The function above calculates the Hamming distance between all columns of a matrix X, or two matrices X and Y. Again matrix multiplication is used, this time for counting, between two columns x and y, the number of cases in which corresponding elements have the same value (e.g. A, C, G or T). This counting is done for each of the possible values individually, while iteratively adding the results. The end result of the iterative adding is the sum of all corresponding elements that are the same, i.e. the inverse of the Hamming distance. Therefore, the last step is to subtract this end result H from the maximum possible distance, which is the number of rows of matrix X.

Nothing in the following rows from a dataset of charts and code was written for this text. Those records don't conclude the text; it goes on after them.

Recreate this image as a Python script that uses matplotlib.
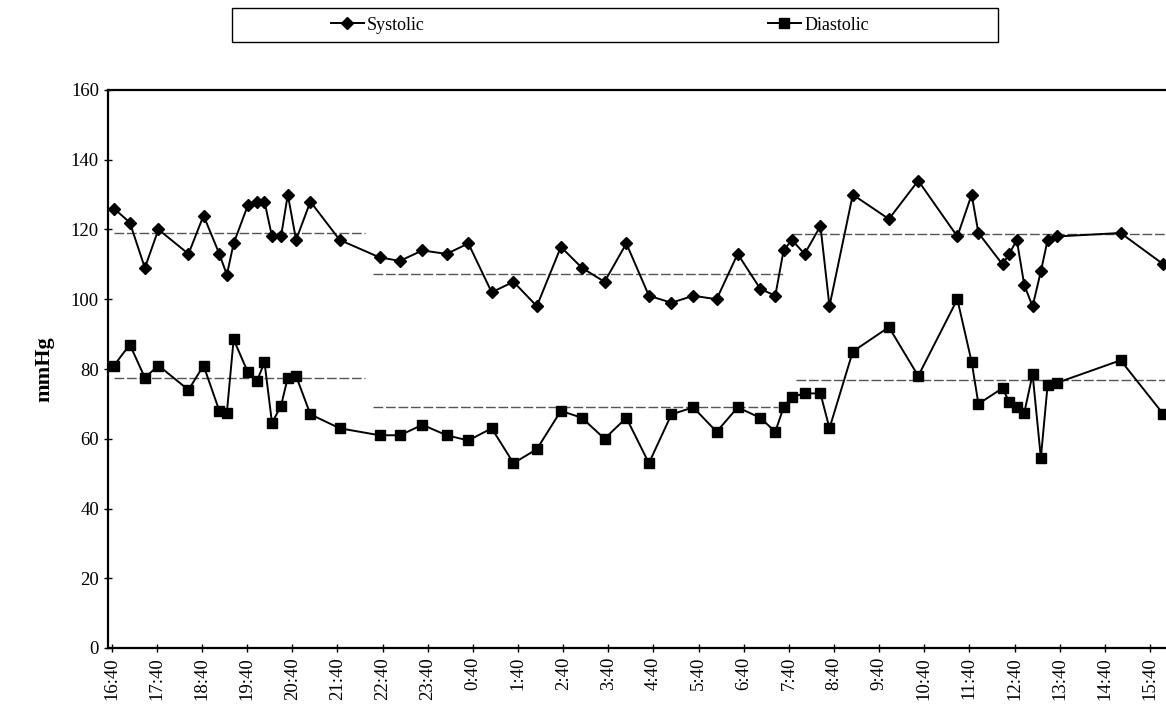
import matplotlib
matplotlib.use("Agg")
from matplotlib import pyplot as plt
from matplotlib.patches import Rectangle
import matplotlib.dates as mdates
from matplotlib.ticker import FuncFormatter
import pandas as pd

# reading times (clock), night wraps past midnight
times = ["16:43", "17:04", "17:24", "17:42", "18:22", "18:42", "19:03", "19:13", "19:22", "19:41",
         "19:53", "20:03", "20:13", "20:25", "20:34", "20:45", "21:04", "21:43", "22:36", "23:03",
         "23:33", "0:05", "0:34", "1:05", "1:34", "2:05", "2:37", "3:05", "3:35", "4:04",
         "4:34", "5:04", "5:33", "6:04", "6:32", "7:02", "7:22", "7:33", "7:44", "8:01",
         "8:22", "8:34", "9:05", "9:53", "10:32", "11:24", "11:43", "11:52", "12:24", "12:33",
         "12:43", "12:53", "13:04", "13:15", "13:24", "13:36", "15:01", "15:58"]

systolic = [126, 122, 109, 120, 113, 124, 113, 107, 116, 127,
            128, 128, 118, 118, 130, 117, 128, 117, 112, 111,
            114, 113, 116, 102, 105, 98, 115, 109, 105, 116,
            101, 99, 101, 100, 113, 103, 101, 114, 117, 113,
            121, 98, 130, 123, 134, 118, 130, 119, 110, 113,
            117, 104, 98, 108, 117, 118, 119, 110]

diastolic = [81, 87, 77.5, 81, 74, 81, 68, 67.5, 88.5, 79,
             76.5, 82, 64.5, 69.5, 77.5, 78, 67, 63, 61, 61,
             64, 61, 59.5, 63, 53, 57, 68, 66, 60, 66,
             53, 67, 69, 62, 69, 66, 62, 69, 72, 73,
             73, 63, 85, 92, 78, 100, 82, 70, 74.5, 70.5,
             69, 67.5, 78.5, 54.5, 75.5, 76, 82.5, 67]

# period means: (start, end, value)
systolic_means = [("16:43", "22:16", 118.9), ("22:27", "7:34", 107.2), ("7:44", "16:00", 118.7)]
diastolic_means = [("16:43", "22:16", 77.5), ("22:27", "7:25", 69.2), ("7:50", "16:00", 76.8)]

tick_labels = ["16:40", "17:40", "18:40", "19:40", "20:40", "21:40", "22:40", "23:40",
               "0:40", "1:40", "2:40", "3:40", "4:40", "5:40", "6:40", "7:40", "8:40",
               "9:40", "10:40", "11:40", "12:40", "13:40", "14:40", "15:40"]


def to_dt(s):
    t = pd.Timestamp("2000-01-01 " + s)
    # anything before 16:30 belongs to the next day
    if t.hour * 60 + t.minute < 16 * 60 + 30:
        t += pd.Timedelta(days=1)
    return t


x = [to_dt(s) for s in times]
ticks = [to_dt(s) for s in tick_labels]

plt.rcParams['font.family'] = ['Liberation Serif', 'DejaVu Serif']

fig = plt.figure(figsize=(11.66, 7.13), dpi=100)
ax = fig.add_axes([108 / 1166, 65 / 713, 1057 / 1166, 558 / 713])

for s, e, v in systolic_means + diastolic_means:
    ax.plot([to_dt(s), to_dt(e)], [v, v], color='#555555', lw=1.0,
            dashes=(7, 2), zorder=1)

ax.plot(x, systolic, color='black', lw=1.4, marker='D', ms=6.3, label='Systolic', zorder=3)
ax.plot(x, diastolic, color='black', lw=1.4, marker='s', ms=7, label='Diastolic', zorder=3)

ax.set_ylim(0, 160)
ax.set_yticks(range(0, 161, 20))
ax.set_xlim(to_dt("16:35"), to_dt("16:00"))
ax.set_xticks(ticks)
ax.xaxis.set_major_formatter(FuncFormatter(
    lambda v, p: "%d:%02d" % (mdates.num2date(v).hour, mdates.num2date(v).minute)))
ax.tick_params(axis='x', labelrotation=90, labelsize=13.5, direction='inout', length=6, width=1)
ax.tick_params(axis='y', labelsize=13.5, direction='inout', length=6, width=1)

for sp in ['left', 'bottom', 'top']:
    ax.spines[sp].set_linewidth(1.6)
ax.spines['right'].set_visible(False)

ax.set_ylabel('mmHg', fontsize=16, fontweight='bold', labelpad=12)

# legend box
fig.patches.append(Rectangle((232 / 1166, 1 - 42 / 713), 766 / 1166, 34 / 713,
                             transform=fig.transFigure, fill=False, edgecolor='black', lw=1.0))
fig.legend(loc='center left', bbox_to_anchor=(322 / 1166, 1 - 25 / 713), ncol=2,
           frameon=False, fontsize=13, handlelength=1.8, handletextpad=0.2,
           borderpad=0, columnspacing=19)

fig.savefig('out.png', dpi=100)
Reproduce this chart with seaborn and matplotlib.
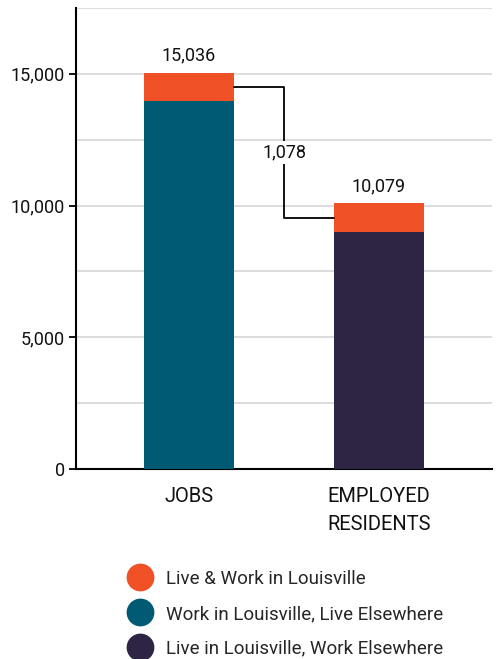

Interestingly, such a "multi-level" Hamming distance can also be quite elegantly expressed as a sum of multiple binary Hamming distances:


hamming <- function(X, Y = NULL) {
	if (is.null(Y)) {
		uniqs <- unique(as.vector(X))
		H <- hamming_binary(X == uniqs[1])
		for ( uniq in uniqs[-1] ) {
			H <- H + hamming_binary(X == uniq)
		}
	} else {
		uniqs <- union(X, Y)
		H <- hamming_binary(X == uniqs[1], Y == uniqs[1])
		for ( uniq in uniqs[-1] ) {
			H <- H + hamming_binary(X == uniq, Y == uniq)
		}
	}
	H / 2
}

Note that at the end, we need to divide by two, because by summing the individual binary Hamming distances, we are counting each element twice.

Also note that the function is not dependent on the mode of the matrix. In other words, the matrix can consist of characters, integers, and any other type of element you can store in an R matrix.